> [What is required]: Set down each line of the material that follows, exactly, with no pictures.

> [Material provided]:

··········

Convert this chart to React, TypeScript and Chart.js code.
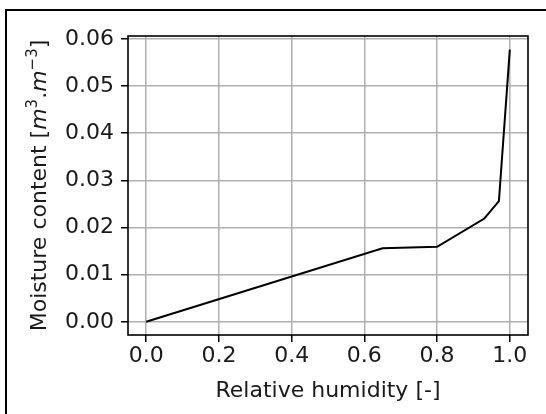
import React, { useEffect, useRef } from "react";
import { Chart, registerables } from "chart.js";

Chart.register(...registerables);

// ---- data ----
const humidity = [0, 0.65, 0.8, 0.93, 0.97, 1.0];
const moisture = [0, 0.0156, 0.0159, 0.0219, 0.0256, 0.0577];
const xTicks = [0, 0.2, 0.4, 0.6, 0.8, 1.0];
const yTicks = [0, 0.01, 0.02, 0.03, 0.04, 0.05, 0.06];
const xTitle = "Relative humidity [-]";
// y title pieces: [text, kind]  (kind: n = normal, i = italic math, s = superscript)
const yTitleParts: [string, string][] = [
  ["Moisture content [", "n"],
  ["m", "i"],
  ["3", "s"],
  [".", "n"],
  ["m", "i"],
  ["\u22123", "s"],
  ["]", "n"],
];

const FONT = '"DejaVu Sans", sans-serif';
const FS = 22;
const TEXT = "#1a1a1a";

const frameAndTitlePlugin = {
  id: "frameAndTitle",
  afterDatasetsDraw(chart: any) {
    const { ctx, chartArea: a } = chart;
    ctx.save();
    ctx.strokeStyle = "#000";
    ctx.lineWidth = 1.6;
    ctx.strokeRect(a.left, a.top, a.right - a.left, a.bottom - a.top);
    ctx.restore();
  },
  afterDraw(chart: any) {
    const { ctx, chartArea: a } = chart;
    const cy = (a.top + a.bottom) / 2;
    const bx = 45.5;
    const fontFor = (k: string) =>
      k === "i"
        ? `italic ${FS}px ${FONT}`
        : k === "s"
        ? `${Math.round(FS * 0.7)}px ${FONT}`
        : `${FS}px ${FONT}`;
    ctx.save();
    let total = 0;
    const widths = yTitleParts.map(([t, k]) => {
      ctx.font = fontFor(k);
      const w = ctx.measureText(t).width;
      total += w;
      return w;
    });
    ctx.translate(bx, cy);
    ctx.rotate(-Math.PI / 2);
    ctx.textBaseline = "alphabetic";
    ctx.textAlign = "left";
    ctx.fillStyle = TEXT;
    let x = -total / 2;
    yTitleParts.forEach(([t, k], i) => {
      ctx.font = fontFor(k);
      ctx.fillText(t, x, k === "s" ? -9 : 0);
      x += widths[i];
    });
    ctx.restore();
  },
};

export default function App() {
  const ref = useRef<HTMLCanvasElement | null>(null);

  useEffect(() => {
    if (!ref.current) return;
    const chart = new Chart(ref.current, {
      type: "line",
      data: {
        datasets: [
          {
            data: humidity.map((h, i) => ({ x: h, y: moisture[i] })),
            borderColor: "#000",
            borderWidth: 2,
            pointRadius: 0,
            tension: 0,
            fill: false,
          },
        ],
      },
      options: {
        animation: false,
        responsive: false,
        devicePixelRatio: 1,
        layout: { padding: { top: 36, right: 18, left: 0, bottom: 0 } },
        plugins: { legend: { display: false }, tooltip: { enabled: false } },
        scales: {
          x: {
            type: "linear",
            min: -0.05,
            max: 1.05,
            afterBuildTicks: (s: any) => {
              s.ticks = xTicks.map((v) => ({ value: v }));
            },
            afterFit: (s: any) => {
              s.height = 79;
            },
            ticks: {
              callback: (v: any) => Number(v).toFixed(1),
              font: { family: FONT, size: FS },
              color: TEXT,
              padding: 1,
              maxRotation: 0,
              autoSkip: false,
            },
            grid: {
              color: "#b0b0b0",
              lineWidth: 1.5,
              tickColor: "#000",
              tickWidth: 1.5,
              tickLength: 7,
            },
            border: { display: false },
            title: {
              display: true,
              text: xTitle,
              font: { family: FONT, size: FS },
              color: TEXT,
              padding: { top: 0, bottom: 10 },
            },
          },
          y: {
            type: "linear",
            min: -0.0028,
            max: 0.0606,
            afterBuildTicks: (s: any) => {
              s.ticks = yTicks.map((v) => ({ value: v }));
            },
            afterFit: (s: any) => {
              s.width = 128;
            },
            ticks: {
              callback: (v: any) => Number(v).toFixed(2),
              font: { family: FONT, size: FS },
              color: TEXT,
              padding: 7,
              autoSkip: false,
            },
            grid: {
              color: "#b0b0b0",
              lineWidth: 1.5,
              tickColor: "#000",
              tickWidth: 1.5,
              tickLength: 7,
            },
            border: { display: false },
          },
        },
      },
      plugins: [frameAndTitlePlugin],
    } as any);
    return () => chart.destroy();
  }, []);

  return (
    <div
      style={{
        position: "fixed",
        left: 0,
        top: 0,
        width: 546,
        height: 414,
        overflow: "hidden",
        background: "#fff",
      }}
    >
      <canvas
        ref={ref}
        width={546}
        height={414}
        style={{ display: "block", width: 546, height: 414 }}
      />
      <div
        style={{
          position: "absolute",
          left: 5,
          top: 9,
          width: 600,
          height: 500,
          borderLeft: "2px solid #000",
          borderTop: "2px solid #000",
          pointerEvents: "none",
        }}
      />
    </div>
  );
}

··········

> [Solution to the exercise]:
Convert this chart to React, TypeScript and Chart.js code.
import React, { useEffect, useRef } from "react";
import { Chart, registerables } from "chart.js";

Chart.register(...registerables);

// ---- data ----
const humidity = [0, 0.65, 0.8, 0.93, 0.97, 1.0];
const moisture = [0, 0.0156, 0.0159, 0.0219, 0.0256, 0.0577];
const xTicks = [0, 0.2, 0.4, 0.6, 0.8, 1.0];
const yTicks = [0, 0.01, 0.02, 0.03, 0.04, 0.05, 0.06];
const xTitle = "Relative humidity [-]";
// y title pieces: [text, kind]  (kind: n = normal, i = italic math, s = superscript)
const yTitleParts: [string, string][] = [
  ["Moisture content [", "n"],
  ["m", "i"],
  ["3", "s"],
  [".", "n"],
  ["m", "i"],
  ["\u22123", "s"],
  ["]", "n"],
];

const FONT = '"DejaVu Sans", sans-serif';
const FS = 22;
const TEXT = "#1a1a1a";

const frameAndTitlePlugin = {
  id: "frameAndTitle",
  afterDatasetsDraw(chart: any) {
    const { ctx, chartArea: a } = chart;
    ctx.save();
    ctx.strokeStyle = "#000";
    ctx.lineWidth = 1.6;
    ctx.strokeRect(a.left, a.top, a.right - a.left, a.bottom - a.top);
    ctx.restore();
  },
  afterDraw(chart: any) {
    const { ctx, chartArea: a } = chart;
    const cy = (a.top + a.bottom) / 2;
    const bx = 45.5;
    const fontFor = (k: string) =>
      k === "i"
        ? `italic ${FS}px ${FONT}`
        : k === "s"
        ? `${Math.round(FS * 0.7)}px ${FONT}`
        : `${FS}px ${FONT}`;
    ctx.save();
    let total = 0;
    const widths = yTitleParts.map(([t, k]) => {
      ctx.font = fontFor(k);
      const w = ctx.measureText(t).width;
      total += w;
      return w;
    });
    ctx.translate(bx, cy);
    ctx.rotate(-Math.PI / 2);
    ctx.textBaseline = "alphabetic";
    ctx.textAlign = "left";
    ctx.fillStyle = TEXT;
    let x = -total / 2;
    yTitleParts.forEach(([t, k], i) => {
      ctx.font = fontFor(k);
      ctx.fillText(t, x, k === "s" ? -9 : 0);
      x += widths[i];
    });
    ctx.restore();
  },
};

export default function App() {
  const ref = useRef<HTMLCanvasElement | null>(null);

  useEffect(() => {
    if (!ref.current) return;
    const chart = new Chart(ref.current, {
      type: "line",
      data: {
        datasets: [
          {
            data: humidity.map((h, i) => ({ x: h, y: moisture[i] })),
            borderColor: "#000",
            borderWidth: 2,
            pointRadius: 0,
            tension: 0,
            fill: false,
          },
        ],
      },
      options: {
        animation: false,
        responsive: false,
        devicePixelRatio: 1,
        layout: { padding: { top: 36, right: 18, left: 0, bottom: 0 } },
        plugins: { legend: { display: false }, tooltip: { enabled: false } },
        scales: {
          x: {
            type: "linear",
            min: -0.05,
            max: 1.05,
            afterBuildTicks: (s: any) => {
              s.ticks = xTicks.map((v) => ({ value: v }));
            },
            afterFit: (s: any) => {
              s.height = 79;
            },
            ticks: {
              callback: (v: any) => Number(v).toFixed(1),
              font: { family: FONT, size: FS },
              color: TEXT,
              padding: 1,
              maxRotation: 0,
              autoSkip: false,
            },
            grid: {
              color: "#b0b0b0",
              lineWidth: 1.5,
              tickColor: "#000",
              tickWidth: 1.5,
              tickLength: 7,
            },
            border: { display: false },
            title: {
              display: true,
              text: xTitle,
              font: { family: FONT, size: FS },
              color: TEXT,
              padding: { top: 0, bottom: 10 },
            },
          },
          y: {
            type: "linear",
            min: -0.0028,
            max: 0.0606,
            afterBuildTicks: (s: any) => {
              s.ticks = yTicks.map((v) => ({ value: v }));
            },
            afterFit: (s: any) => {
              s.width = 128;
            },
            ticks: {
              callback: (v: any) => Number(v).toFixed(2),
              font: { family: FONT, size: FS },
              color: TEXT,
              padding: 7,
              autoSkip: false,
            },
            grid: {
              color: "#b0b0b0",
              lineWidth: 1.5,
              tickColor: "#000",
              tickWidth: 1.5,
              tickLength: 7,
            },
            border: { display: false },
          },
        },
      },
      plugins: [frameAndTitlePlugin],
    } as any);
    return () => chart.destroy();
  }, []);

  return (
    <div
      style={{
        position: "fixed",
        left: 0,
        top: 0,
        width: 546,
        height: 414,
        overflow: "hidden",
        background: "#fff",
      }}
    >
      <canvas
        ref={ref}
        width={546}
        height={414}
        style={{ display: "block", width: 546, height: 414 }}
      />
      <div
        style={{
          position: "absolute",
          left: 5,
          top: 9,
          width: 600,
          height: 500,
          borderLeft: "2px solid #000",
          borderTop: "2px solid #000",
          pointerEvents: "none",
        }}
      />
    </div>
  );
}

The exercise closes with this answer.